In the next year, the developers plan to open up the airport for public events, allowing people to connect to the place. That will be a milestone. The airport is a century old, but most neighbours have never gotten past the fences. “The site is unfathomably big,” Mr. Sorensen says. “As a Dane, coming from such a small country, it’s difficult to get your head around it.”
This little joke captures an important truth: The project is massive. So how do you create a sense of place? The “city-nature” concept, a trademark of SLA and a characteristic of Danish urbanism, helps. The plan will provide a network of courtyards and “greenways,” Mr.
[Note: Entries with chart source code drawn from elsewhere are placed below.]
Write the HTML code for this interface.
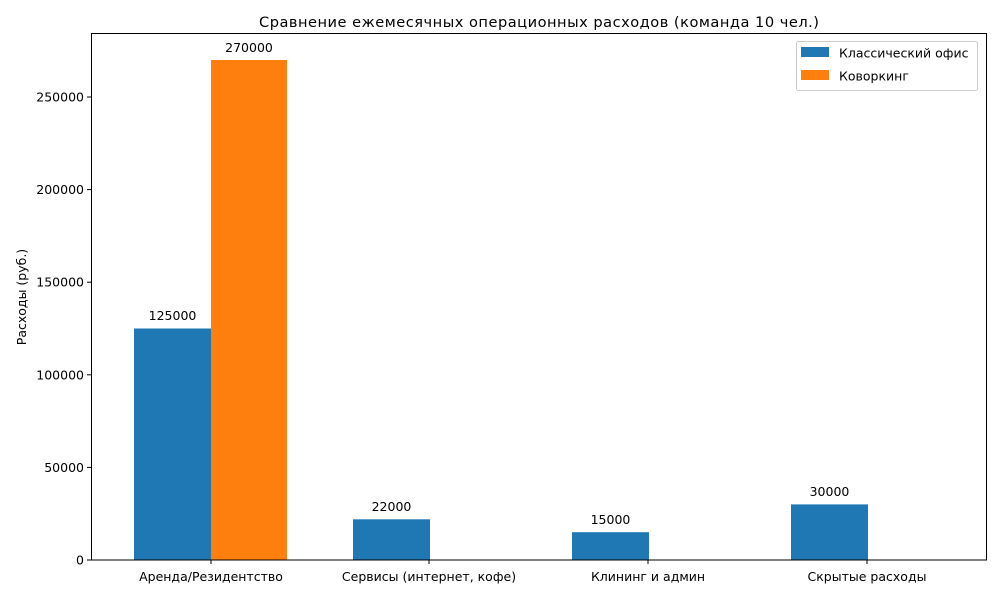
<!DOCTYPE html>
<html><head><meta charset="utf-8"><style>body{margin:0;background:#fff}svg{font-family:"DejaVu Sans","Liberation Sans",sans-serif}</style></head><body>
<svg width="1000" height="600" xmlns="http://www.w3.org/2000/svg">
<rect width="1000" height="600" fill="#fff"/>
<text x="539" y="27" font-size="14.6" text-anchor="middle" textLength="560" lengthAdjust="spacing">Сравнение ежемесячных операционных расходов (команда 10 чел.)</text>
<g fill="#1f77b4">
<rect x="134" y="328.5" width="77" height="231.5"/>
<rect x="353" y="519.3" width="77" height="40.7"/>
<rect x="572" y="532.2" width="77" height="27.8"/>
<rect x="791" y="504.4" width="77" height="55.6"/>
</g>
<rect x="211" y="60" width="76" height="500" fill="#ff7f0e"/>
<rect x="91.5" y="33.5" width="895" height="526.5" fill="none" stroke="#000" stroke-width="1"/>
<g font-size="12.5" text-anchor="middle">
<text x="172.5" y="320">125000</text>
<text x="249" y="52">270000</text>
<text x="391.5" y="511">22000</text>
<text x="610.5" y="524">15000</text>
<text x="829.5" y="496">30000</text>
<text x="211" y="581">Аренда/Резидентство</text>
<text x="429" y="581">Сервисы (интернет, кофе)</text>
<text x="648" y="581">Клининг и админ</text>
<text x="867" y="581">Скрытые расходы</text>
</g>
<g stroke="#000"><line x1="211" y1="560" x2="211" y2="564"/><line x1="429" y1="560" x2="429" y2="564"/><line x1="648" y1="560" x2="648" y2="564"/><line x1="867" y1="560" x2="867" y2="564"/>
<line x1="87" y1="560" x2="91" y2="560"/><line x1="87" y1="467.4" x2="91" y2="467.4"/><line x1="87" y1="374.8" x2="91" y2="374.8"/><line x1="87" y1="282.2" x2="91" y2="282.2"/><line x1="87" y1="189.6" x2="91" y2="189.6"/><line x1="87" y1="97" x2="91" y2="97"/></g>
<g font-size="12.5" text-anchor="end">
<text x="84" y="564.5">0</text><text x="84" y="471.9">50000</text><text x="84" y="379.3">100000</text><text x="84" y="286.7">150000</text><text x="84" y="194.1">200000</text><text x="84" y="101.5">250000</text>
</g>
<text transform="translate(26,297) rotate(-90)" font-size="12.5" text-anchor="middle">Расходы (руб.)</text>
<rect x="796.5" y="41.5" width="181" height="49" rx="2" fill="#fff" stroke="#ccc"/>
<rect x="801" y="47" width="28" height="10" fill="#1f77b4"/>
<rect x="801" y="70" width="28" height="10" fill="#ff7f0e"/>
<text x="839" y="57.5" font-size="12.5">Классический офис</text>
<text x="839" y="80.5" font-size="12.5">Коворкинг</text>
</svg>
</body></html>
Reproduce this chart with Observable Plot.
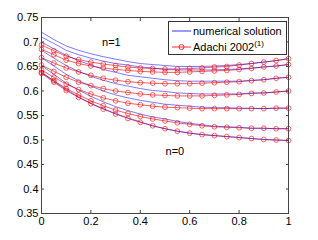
<!DOCTYPE html>
<html>
<head>
<meta charset="utf-8">
<script src="https://cdn.jsdelivr.net/npm/d3@7"></script>
<script src="https://cdn.jsdelivr.net/npm/@observablehq/plot@0.6"></script>
<style>
  html, body { margin: 0; padding: 0; background: #fff; }
  #wrap { position: relative; width: 318px; height: 240px; font-family: "Liberation Sans", Arial, sans-serif; }
  #legend { position: absolute; left: 168px; top: 21px; width: 117px; height: 32px; border: 1px solid #333; background: #fff; font-size: 11px; color: #000; }
  .row { position: absolute; left: 3px; height: 14px; display: flex; align-items: center; white-space: nowrap; }
  .row svg { margin-right: 2px; }
  sup { font-size: 8px; vertical-align: 5px; line-height: 0; }
</style>
</head>
<body>
<div id="wrap">
  <div id="chart"></div>
  <div id="legend">
    <div class="row" style="top:2px"><svg width="19" height="8"><line x1="0" y1="4" x2="19" y2="4" stroke="#0000ff" stroke-width="0.8"/></svg><span>numerical solution</span></div>
    <div class="row" style="top:18px"><svg width="19" height="8"><line x1="0" y1="4" x2="19" y2="4" stroke="#ff0000" stroke-width="0.8"/><circle cx="9.5" cy="4" r="2.5" fill="none" stroke="#ff0000" stroke-width="0.8"/></svg><span>Adachi 2002<sup>(1)</sup></span></div>
  </div>
</div>
<script>
// x positions (0 to 1, step 0.05)
const xs = [0,0.05,0.1,0.15,0.2,0.25,0.3,0.35,0.4,0.45,0.5,0.55,0.6,0.65,0.7,0.75,0.8,0.85,0.9,0.95,1];

// Adachi 2002 (red, circles), top (n=1) to bottom (n=0)
const adachi1 = [0.694,0.682,0.671,0.664,0.659,0.655,0.652,0.649,0.647,0.646,0.645,0.645,0.646,0.647,0.649,0.650,0.653,0.656,0.659,0.662,0.666];
const adachi2 = [0.685,0.674,0.663,0.656,0.651,0.647,0.644,0.642,0.640,0.639,0.638,0.638,0.639,0.640,0.641,0.642,0.644,0.646,0.649,0.651,0.654];
const adachi3 = [0.668,0.657,0.647,0.639,0.632,0.626,0.622,0.619,0.617,0.616,0.615,0.615,0.615,0.616,0.617,0.618,0.619,0.621,0.623,0.626,0.628];
const adachi4 = [0.653,0.640,0.628,0.618,0.611,0.605,0.600,0.597,0.594,0.592,0.591,0.590,0.590,0.590,0.591,0.592,0.593,0.595,0.596,0.598,0.600];
const adachi5 = [0.643,0.628,0.614,0.603,0.594,0.586,0.580,0.575,0.572,0.569,0.567,0.566,0.565,0.564,0.564,0.564,0.564,0.564,0.564,0.565,0.565];
const adachi6 = [0.638,0.621,0.605,0.592,0.580,0.570,0.561,0.554,0.548,0.543,0.539,0.535,0.532,0.529,0.527,0.526,0.525,0.524,0.524,0.523,0.523];
const adachi7 = [0.636,0.618,0.601,0.587,0.574,0.563,0.553,0.544,0.536,0.529,0.523,0.518,0.514,0.511,0.509,0.507,0.505,0.503,0.501,0.500,0.499];

// numerical solution (blue)
const numer1 = [0.720,0.705,0.692,0.683,0.676,0.670,0.665,0.660,0.656,0.654,0.652,0.650,0.650,0.650,0.651,0.652,0.654,0.656,0.659,0.662,0.666];
const numer2 = [0.710,0.697,0.683,0.674,0.667,0.661,0.656,0.653,0.649,0.647,0.644,0.643,0.643,0.643,0.643,0.644,0.645,0.647,0.649,0.651,0.654];
const numer3 = [0.700,0.686,0.673,0.662,0.653,0.644,0.638,0.632,0.629,0.626,0.623,0.621,0.620,0.620,0.620,0.620,0.620,0.622,0.623,0.626,0.628];
const numer4 = [0.683,0.667,0.652,0.640,0.630,0.622,0.615,0.610,0.605,0.601,0.599,0.596,0.595,0.594,0.594,0.594,0.594,0.596,0.596,0.598,0.600];
const numer5 = [0.668,0.651,0.634,0.621,0.610,0.600,0.592,0.586,0.581,0.577,0.573,0.571,0.569,0.567,0.566,0.566,0.565,0.565,0.564,0.565,0.565];
const numer6 = [0.652,0.634,0.616,0.602,0.589,0.578,0.568,0.560,0.553,0.547,0.543,0.538,0.534,0.531,0.528,0.527,0.526,0.524,0.524,0.523,0.523];
const numer7 = [0.638,0.620,0.603,0.588,0.575,0.564,0.554,0.545,0.537,0.529,0.523,0.518,0.514,0.511,0.509,0.507,0.505,0.503,0.501,0.500,0.499];

const xTicks = [0,0.2,0.4,0.6,0.8,1];
const yTicks = [0.35,0.4,0.45,0.5,0.55,0.6,0.65,0.7,0.75];
const notes = [{x:0.283, y:0.700, text:"n=1"}, {x:0.54, y:0.477, text:"n=0"}];

const adachi = [adachi1,adachi2,adachi3,adachi4,adachi5,adachi6,adachi7];
const numer = [numer1,numer2,numer3,numer4,numer5,numer6,numer7];
const toRows = (arrs) => arrs.flatMap((ys, k) => ys.map((y, i) => ({x: xs[i], y, s: k})));
const redRows = toRows(adachi);
const blueRows = toRows(numer);

const fmt = d => String(+d.toFixed(2));

const chart = Plot.plot({
  width: 318, height: 240,
  marginLeft: 41, marginRight: 30, marginTop: 17, marginBottom: 27,
  style: {fontSize: "11px", fontFamily: "'Liberation Sans', Arial, sans-serif", color: "#000", background: "#fff"},
  x: {domain: [0, 1], label: null},
  y: {domain: [0.35, 0.75], label: null},
  marks: [
    Plot.line(redRows, {x: "x", y: "y", z: "s", stroke: "#ff0000", strokeWidth: 0.8, strokeOpacity: 0.8}),
    Plot.line(blueRows, {x: "x", y: "y", z: "s", stroke: "#0000ff", strokeWidth: 0.8, strokeOpacity: 0.65}),
    Plot.dot(redRows, {x: "x", y: "y", r: 2.4, stroke: "#ff0000", fill: "none", strokeWidth: 0.8, strokeOpacity: 0.75}),
    Plot.text(notes, {x: "x", y: "y", text: "text", fontSize: 11, fill: "#000"}),
    Plot.frame({stroke: "#444"}),
    Plot.axisX(xTicks, {anchor: "bottom", label: null, tickSize: 0, tickPadding: 4, tickFormat: fmt}),
    Plot.axisX(xTicks, {anchor: "bottom", label: null, tickSize: -3, text: null, stroke: "#444"}),
    Plot.axisX(xTicks, {anchor: "top", label: null, tickSize: -3, text: null, stroke: "#444"}),
    Plot.axisY(yTicks, {anchor: "left", label: null, tickSize: 0, tickPadding: 3, tickFormat: fmt}),
    Plot.axisY(yTicks, {anchor: "left", label: null, tickSize: -3, text: null, stroke: "#444"}),
    Plot.axisY(yTicks, {anchor: "right", label: null, tickSize: -3, text: null, stroke: "#444"})
  ]
});
document.getElementById("chart").appendChild(chart);
</script>
</body>
</html>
Astrup says – “that extra layer that every community needs.”
The designers also engaged with what is there. Downsview today is weird: a shaggy collection of aerospace factories and sheds, buttoned-up military buildings turned into parkour gyms, and oceanic parking lots. There’s a flea market, housed in an 18-acre military warehouse that was built to withstand a missile strike. Now the designers plan to cut that building open and run a street through it, connecting the samosa stands and electronics dealers to the landscape beyond.
The danger here is that these ideas will get diluted. The federal government conducted a design competition for Downsview in 2000 that produced an influential scheme led by Dutch provocateurs OMA. What got built is a generic park, grim townhouses and big-box stores.
Today, there’s a chance to start again. But it will require painstaking and creative work on the architecture and landscape. And the city of Toronto’s many departments will need to be flexible, abandoning much of their suburbanite formula for built form and street design.
The developers Northcrest, owned by a public-sector pension fund, are adamant that they’ll take their time and stand up for quality. Let’s hope so. If they aren’t, one change of ownership could bring disaster – a Danish-style public realm could be replaced by condo junkspace. For now, though, the dream is alive.